___ Dataset entries
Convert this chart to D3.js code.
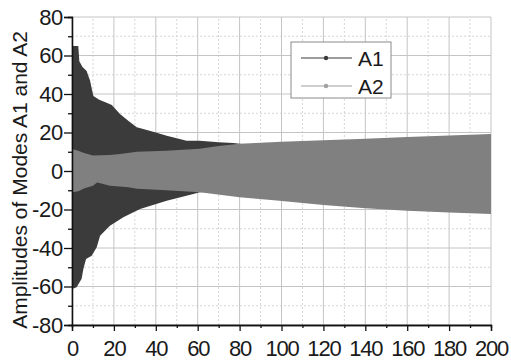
<!DOCTYPE html>
<html>
<head>
<meta charset="utf-8">
<script src="https://cdn.jsdelivr.net/npm/d3@7"></script>
<style>
  html, body { margin: 0; padding: 0; background: #fff; }
  svg { display: block; font-family: "Liberation Sans", Arial, sans-serif; }
</style>
</head>
<body>
<svg id="chart" width="511" height="363"></svg>
<script>
// Envelopes of the two modal amplitudes (time on x, amplitude on y)
const a1UpperT = [0, 3, 3.5, 5, 7, 7.6, 8.6, 10.2, 13, 16.5, 19, 22.9, 27, 30.9, 34, 40, 45.2, 50, 54.7, 61, 70, 77, 85, 100, 150, 200];
const a1UpperV = [65, 65, 57, 54, 52, 50, 47, 39, 37, 35.5, 34.3, 29.6, 26, 22.7, 21.8, 20, 18.3, 17, 15.7, 15.7, 15, 14.5, 13.5, 12.5, 11, 9];
const a1LowerT = [0, 2.2, 4.6, 5.4, 6.7, 9.4, 11.8, 13.4, 18.1, 24.5, 32.5, 45.2, 57.9, 61, 70, 100, 200];
const a1LowerV = [-61.3, -60.4, -56, -51, -45.7, -44, -39.6, -33.6, -28.4, -24, -19.7, -15.4, -12, -11, -10.5, -10, -8];

const a2UpperT = [0, 3, 5.4, 10, 18, 23, 31, 45, 61, 70, 80, 100, 120, 140, 160, 180, 200];
const a2UpperV = [11.4, 10.5, 9.5, 8, 8.3, 8.8, 10, 10.5, 11.5, 13, 14.2, 15.2, 16, 16.8, 17.6, 18.4, 19.2];
const a2LowerT = [0, 3, 6, 10, 12, 14, 18, 27, 31, 45, 61, 80, 99, 120, 140, 160, 180, 200];
const a2LowerV = [-11, -10.5, -9, -7.6, -6, -6.5, -7.6, -8.5, -9.2, -10, -11, -13.7, -15.4, -17.7, -19.4, -20.6, -21.5, -22.3];

const xMajor = [0, 20, 40, 60, 80, 100, 120, 140, 160, 180, 200];
const yMajor = [-80, -60, -40, -20, 0, 20, 40, 60, 80];
const xMinor = d3.range(10, 200, 20);
const yMinor = d3.range(-70, 80, 20);

const seriesNames = ["A1", "A2"];
const seriesFill = ["#3b3b3b", "#808080"];
const legendLine = ["#3a3a3a", "#a0a0a0"];

const svg = d3.select("#chart");
const W = 511, H = 363;
const m = { left: 72, right: 20, top: 17, bottom: 38 };

const x = d3.scaleLinear().domain([0, 200]).range([m.left, W - m.right]);
const y = d3.scaleLinear().domain([-80, 80]).range([H - m.bottom, m.top]);

// Grid: dotted minor lines under solid major lines
const grid = svg.append("g");
grid.selectAll(".vmin").data(xMinor).join("line")
  .attr("x1", d => x(d)).attr("x2", d => x(d)).attr("y1", y(-80)).attr("y2", y(80))
  .attr("stroke", "#d6d6d6").attr("stroke-dasharray", "2,2");
grid.selectAll(".hmin").data(yMinor).join("line")
  .attr("y1", d => y(d)).attr("y2", d => y(d)).attr("x1", x(0)).attr("x2", x(200))
  .attr("stroke", "#d6d6d6").attr("stroke-dasharray", "2,2");
grid.selectAll(".vmaj").data(xMajor).join("line")
  .attr("x1", d => x(d)).attr("x2", d => x(d)).attr("y1", y(-80)).attr("y2", y(80))
  .attr("stroke", "#c4c4c4");
grid.selectAll(".hmaj").data(yMajor).join("line")
  .attr("y1", d => y(d)).attr("y2", d => y(d)).attr("x1", x(0)).attr("x2", x(200))
  .attr("stroke", "#c4c4c4");

// Build a closed band from an upper and a lower envelope
function band(upT, upV, loT, loV) {
  const up = upT.map((t, i) => [x(t), y(upV[i])]);
  const lo = loT.map((t, i) => [x(t), y(loV[i])]).reverse();
  return d3.line()(up.concat(lo)) + "Z";
}

svg.append("defs").append("clipPath").attr("id", "plot")
  .append("rect").attr("x", x(0)).attr("y", y(80)).attr("width", x(200) - x(0)).attr("height", y(-80) - y(80));

const bands = svg.append("g").attr("clip-path", "url(#plot)");
bands.append("path").attr("d", band(a1UpperT, a1UpperV, a1LowerT, a1LowerV)).attr("fill", seriesFill[0]);
bands.append("path").attr("d", band(a2UpperT, a2UpperV, a2LowerT, a2LowerV)).attr("fill", seriesFill[1]);

// Axes
const fmt = d => String(d);
const yAxis = svg.append("g").attr("transform", `translate(${x(0)},0)`)
  .call(d3.axisLeft(y).tickValues(yMajor).tickSize(8).tickPadding(1).tickFormat(fmt));
const yMinorAxis = svg.append("g").attr("transform", `translate(${x(0)},0)`)
  .call(d3.axisLeft(y).tickValues(yMinor).tickSize(4).tickFormat(""));
const xAxis = svg.append("g").attr("transform", `translate(0,${y(-80)})`)
  .call(d3.axisBottom(x).tickValues(xMajor).tickSize(6).tickPadding(9).tickFormat(fmt));
const xMinorAxis = svg.append("g").attr("transform", `translate(0,${y(-80)})`)
  .call(d3.axisBottom(x).tickValues(xMinor).tickSize(3).tickFormat(""));

[yAxis, yMinorAxis, xAxis, xMinorAxis].forEach(g => {
  g.select(".domain").attr("stroke", "#111").attr("stroke-width", 1.3);
  g.selectAll(".tick line").attr("stroke", "#111").attr("stroke-width", 1.3);
  g.selectAll("text").attr("font-size", 22).attr("fill", "#1a1a1a")
    .attr("font-family", "'Liberation Sans', Arial, sans-serif");
});
xAxis.selectAll("text").attr("letter-spacing", "-1.2px");
yAxis.selectAll("text").attr("letter-spacing", "-0.3px");

// Axis title
svg.append("text")
  .attr("transform", `translate(27,${(y(80) + y(-80)) / 2 + 9}) rotate(-90)`)
  .attr("text-anchor", "middle")
  .attr("font-size", 21).attr("fill", "#1a1a1a")
  .text("Amplitudes of Modes A1 and A2");

// Legend
const lg = svg.append("g").attr("transform", "translate(291,42)");
lg.append("rect").attr("width", 100).attr("height", 56)
  .attr("fill", "#fff").attr("stroke", "#8a8a8a").attr("stroke-width", 1);
seriesNames.forEach((name, i) => {
  const cy = 16 + i * 28;
  lg.append("line").attr("x1", 10).attr("x2", 61).attr("y1", cy).attr("y2", cy)
    .attr("stroke", legendLine[i]).attr("stroke-width", 1.2);
  lg.append("circle").attr("cx", 35).attr("cy", cy).attr("r", 2.2).attr("fill", legendLine[i]);
  lg.append("text").attr("x", 67).attr("y", cy + 8).attr("font-size", 21)
    .attr("fill", "#1a1a1a").text(name);
});
</script>
</body>
</html>
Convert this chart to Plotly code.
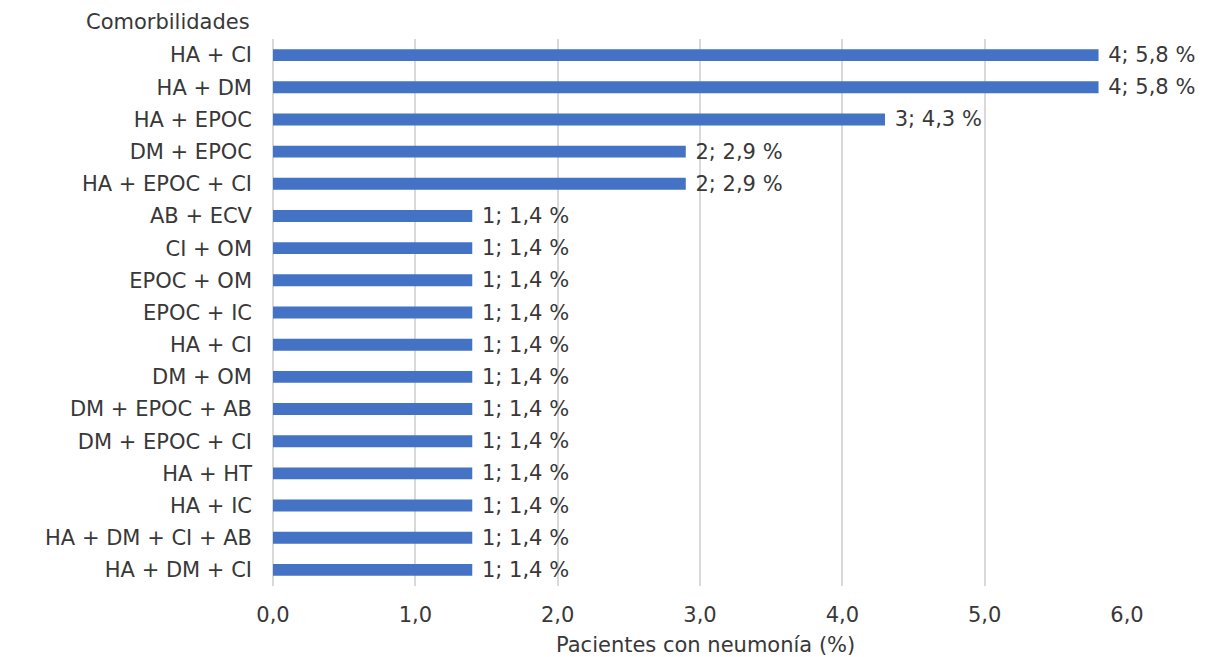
import plotly.graph_objects as go

categories = ["HA + CI", "HA + DM", "HA + EPOC", "DM + EPOC", "HA + EPOC + CI",
              "AB + ECV", "CI + OM", "EPOC + OM", "EPOC + IC", "HA + CI",
              "DM + OM", "DM + EPOC + AB", "DM + EPOC + CI", "HA + HT", "HA + IC",
              "HA + DM + CI + AB", "HA + DM + CI"]
counts = [4, 4, 3, 2, 2, 1, 1, 1, 1, 1, 1, 1, 1, 1, 1, 1, 1]
percents = [5.8, 5.8, 4.3, 2.9, 2.9, 1.4, 1.4, 1.4, 1.4, 1.4, 1.4, 1.4, 1.4, 1.4, 1.4, 1.4, 1.4]
x_ticks = [0, 1, 2, 3, 4, 5, 6]

positions = list(range(len(categories)))
labels = ["\u00a0" + f"{c}; {p:.1f} %".replace(".", ",") for c, p in zip(counts, percents)]

FONT = "DejaVu Sans"
TXT = "#383838"
SIZE = 21

fig = go.Figure(go.Bar(
    x=percents, y=positions, orientation="h",
    marker=dict(color="#4472C4", line=dict(width=0)),
    width=0.37,
    text=labels, textposition="outside", cliponaxis=False,
    constraintext="none",
    textfont=dict(family=FONT, size=SIZE, color=TXT),
))

fig.update_layout(
    width=1218, height=657,
    margin=dict(l=273, r=91, t=39, b=71),
    paper_bgcolor="white", plot_bgcolor="white",
    separators=",.",
    showlegend=False,
    font=dict(family=FONT, size=SIZE, color=TXT),
    xaxis=dict(range=[0, 6.0], tickvals=x_ticks, tickformat=".1f",
               showgrid=True, gridcolor="#d9d9d9", gridwidth=1.5,
               zeroline=True, zerolinecolor="#d9d9d9", zerolinewidth=1.5,
               showline=False, ticks="", ticklabelstandoff=14,
               tickfont=dict(family=FONT, size=SIZE, color=TXT)),
    yaxis=dict(range=[16.5, -0.5], tickvals=positions, ticktext=categories,
               showgrid=False, zeroline=False, showline=False, ticks="",
               ticklabelstandoff=20,
               tickfont=dict(family=FONT, size=SIZE, color=TXT)),
    annotations=[
        dict(text="Comorbilidades", xref="paper", yref="paper",
             x=-0.0246, y=1.031, xanchor="right", yanchor="middle",
             showarrow=False, font=dict(family=FONT, size=SIZE, color=TXT)),
        dict(text="Pacientes con neumonía (%)", xref="paper", yref="paper",
             x=0.507, y=-0.108, xanchor="center", yanchor="middle",
             showarrow=False, font=dict(family=FONT, size=SIZE, color=TXT)),
    ],
)

fig.write_html("out.html")
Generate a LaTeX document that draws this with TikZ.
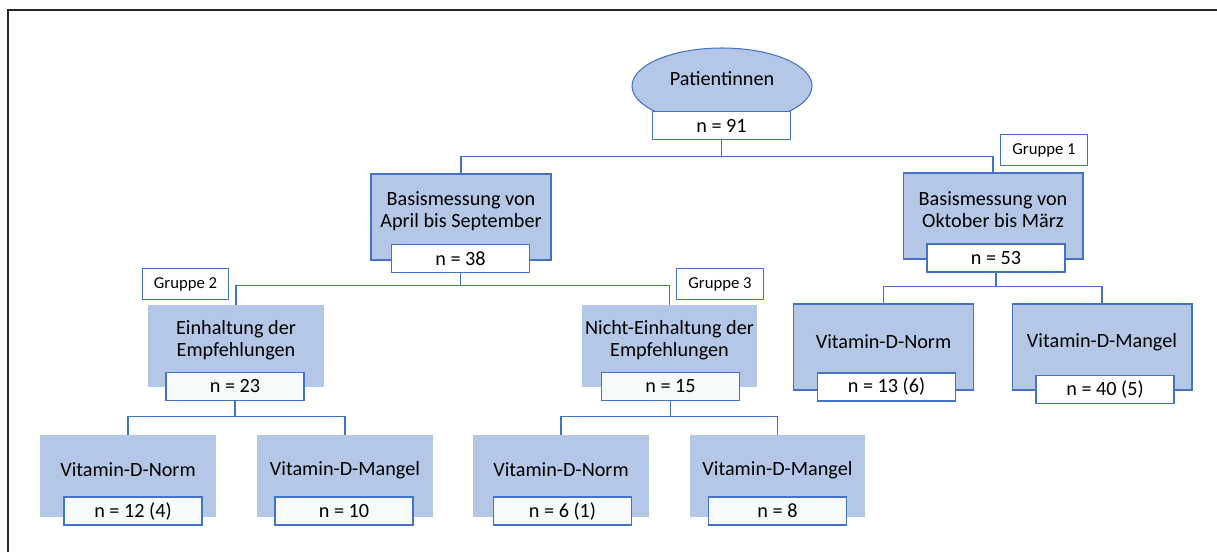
\documentclass[tikz,border=0pt]{standalone}
\usepackage{fontspec}
\setmainfont{Carlito}
\usetikzlibrary{calc,positioning,shapes.geometric}

\definecolor{boxblue}{HTML}{B4C7E7}
\definecolor{lineblue}{HTML}{4472C4}
\definecolor{nfill}{HTML}{F6FAFA}

\begin{document}
\begin{tikzpicture}[
    x=0.02cm, y=-0.02cm,
    mainbox/.style={rectangle, fill=boxblue, draw=lineblue, line width=0.6pt,
        minimum width=3.6cm, minimum height=1.72cm, inner sep=0pt},
    plainbox/.style={rectangle, fill=boxblue, minimum width=3.52cm,
        minimum height=1.64cm, inner sep=0pt},
    boxtext/.style={align=center, font=\fontsize{11.5}{12.6}\selectfont, inner sep=0pt},
    nbox/.style={rectangle, fill=white, draw=lineblue, line width=0.6pt,
        minimum width=2.76cm, minimum height=0.56cm, inner sep=0pt,
        font=\fontsize{11.5}{13}\selectfont},
    grpbox/.style={rectangle, fill=white, draw=lineblue, line width=0.6pt,
        minimum width=1.73cm, minimum height=0.62cm, inner sep=0pt,
        font=\fontsize{9.5}{11}\selectfont},
    link/.style={draw=lineblue, line width=0.6pt},
 ]
    \useasboundingbox (0,0) rectangle (1217,552);
    \draw[line width=1.2pt, black!85] (8,552) -- (8,10) -- (1217,10);

    % top
    \node[ellipse, fill=boxblue, draw=lineblue, line width=0.6pt,
        minimum width=3.6cm, minimum height=1.52cm] (pat) at (722,86) {};
    \node[boxtext] (patt) at (722,79) {Patientinnen};
    \node[nbox] (n91) at (721.5,125.5) {n = 91};

    % basismessung
    \node[mainbox] (aprl) at (461,217) {};
    \node[boxtext] (aprlt) at (461,211) {Basismessung von\\April bis September};
    \node[nbox] (n38) at (460.5,258.5) {n = 38};

    \node[mainbox] (oktb) at (993,216) {};
    \node[boxtext] (oktbt) at (993,209.5) {Basismessung von\\Oktober bis März};
    \node[nbox] (n53) at (996,258) {n = 53};
    \node[grpbox] (grp1) at (1044,150) {Gruppe 1};

    % empfehlungen
    \node[plainbox] (einh) at (236,346) {};
    \node[boxtext] (einht) at (236,340.5) {Einhaltung der\\Empfehlungen};
    \node[nbox, fill=nfill] (n23) at (235,386.5) {n = 23};
    \node[grpbox] (grp2) at (185.5,284) {Gruppe 2};

    \node[plainbox] (nein) at (669.5,346) {};
    \node[boxtext] (neint) at (669.5,340.5) {Nicht-Einhaltung der\\Empfehlungen};
    \node[nbox, fill=nfill] (n15) at (670.5,386.5) {n = 15};
    \node[grpbox] (grp3) at (720,284) {Gruppe 3};

    % vitamin d, lower row
    \node[plainbox] (norma) at (128,476) {};
    \node[boxtext] (normat) at (128,470) {Vitamin-D-Norm};
    \node[nbox, fill=nfill] (n12) at (133,511) {n = 12 (4)};

    \node[plainbox] (manga) at (345,476) {};
    \node[boxtext] (mangat) at (345,470) {Vitamin-D-Mangel};
    \node[nbox, fill=nfill] (n10) at (344,511) {n = 10};

    \node[plainbox] (normb) at (561,476) {};
    \node[boxtext] (normbt) at (561,470) {Vitamin-D-Norm};
    \node[nbox, fill=nfill] (n6) at (562.5,511) {n = 6 (1)};

    \node[plainbox] (mangb) at (777.5,476) {};
    \node[boxtext] (mangbt) at (777.5,470) {Vitamin-D-Mangel};
    \node[nbox, fill=nfill] (n8) at (777.5,511) {n = 8};

    % vitamin d, right
    \node[mainbox] (normc) at (883.5,347) {};
    \node[boxtext] (normct) at (883.5,342) {Vitamin-D-Norm};
    \node[nbox] (n13) at (886.5,387) {n = 13 (6)};

    \node[mainbox] (mangc) at (1102,347) {};
    \node[boxtext] (mangct) at (1102,342) {Vitamin-D-Mangel};
    \node[nbox] (n40) at (1105,389.5) {n = 40 (5)};

    % connectors
    \coordinate (j0) at ($(n91.south)+(0,16)$);
    \draw[link] (n91.south) -- (j0) -| (aprl.north);
    \draw[link] (j0) -| (oktb.north);

    \coordinate (j1) at ($(n38.south)+(0,12)$);
    \draw[link] (n38.south) -- (j1) -| (einh.north);
    \draw[link] (j1) -| (nein.north);

    \coordinate (j2) at ($(n53.south)+(0,14)$);
    \draw[link] (n53.south) -- (j2) -| (normc.north);
    \draw[link] (j2) -| (mangc.north);

    \coordinate (j3) at ($(n23.south)+(0,15)$);
    \draw[link] (n23.south) -- (j3) -| (norma.north);
    \draw[link] (j3) -| (manga.north);

    \coordinate (j4) at ($(n15.south)+(0,15)$);
    \draw[link] (n15.south) -- (j4) -| (normb.north);
    \draw[link] (j4) -| (mangb.north);
\end{tikzpicture}
\end{document}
______
What is expected =
Using the entries above, reproduce word for word only the lines from the one that contains "Generate a LaTeX" to the one that contains "(grp2) at (185.5,284)", both ends included, and drop every picture.

Complete response =
Generate a LaTeX document that draws this with TikZ.
\documentclass[tikz,border=0pt]{standalone}
\usepackage{fontspec}
\setmainfont{Carlito}
\usetikzlibrary{calc,positioning,shapes.geometric}

\definecolor{boxblue}{HTML}{B4C7E7}
\definecolor{lineblue}{HTML}{4472C4}
\definecolor{nfill}{HTML}{F6FAFA}

\begin{document}
\begin{tikzpicture}[
    x=0.02cm, y=-0.02cm,
    mainbox/.style={rectangle, fill=boxblue, draw=lineblue, line width=0.6pt,
        minimum width=3.6cm, minimum height=1.72cm, inner sep=0pt},
    plainbox/.style={rectangle, fill=boxblue, minimum width=3.52cm,
        minimum height=1.64cm, inner sep=0pt},
    boxtext/.style={align=center, font=\fontsize{11.5}{12.6}\selectfont, inner sep=0pt},
    nbox/.style={rectangle, fill=white, draw=lineblue, line width=0.6pt,
        minimum width=2.76cm, minimum height=0.56cm, inner sep=0pt,
        font=\fontsize{11.5}{13}\selectfont},
    grpbox/.style={rectangle, fill=white, draw=lineblue, line width=0.6pt,
        minimum width=1.73cm, minimum height=0.62cm, inner sep=0pt,
        font=\fontsize{9.5}{11}\selectfont},
    link/.style={draw=lineblue, line width=0.6pt},
 ]
    \useasboundingbox (0,0) rectangle (1217,552);
    \draw[line width=1.2pt, black!85] (8,552) -- (8,10) -- (1217,10);

    % top
    \node[ellipse, fill=boxblue, draw=lineblue, line width=0.6pt,
        minimum width=3.6cm, minimum height=1.52cm] (pat) at (722,86) {};
    \node[boxtext] (patt) at (722,79) {Patientinnen};
    \node[nbox] (n91) at (721.5,125.5) {n = 91};

    % basismessung
    \node[mainbox] (aprl) at (461,217) {};
    \node[boxtext] (aprlt) at (461,211) {Basismessung von\\April bis September};
    \node[nbox] (n38) at (460.5,258.5) {n = 38};

    \node[mainbox] (oktb) at (993,216) {};
    \node[boxtext] (oktbt) at (993,209.5) {Basismessung von\\Oktober bis März};
    \node[nbox] (n53) at (996,258) {n = 53};
    \node[grpbox] (grp1) at (1044,150) {Gruppe 1};

    % empfehlungen
    \node[plainbox] (einh) at (236,346) {};
    \node[boxtext] (einht) at (236,340.5) {Einhaltung der\\Empfehlungen};
    \node[nbox, fill=nfill] (n23) at (235,386.5) {n = 23};
    \node[grpbox] (grp2) at (185.5,284) {Gruppe 2};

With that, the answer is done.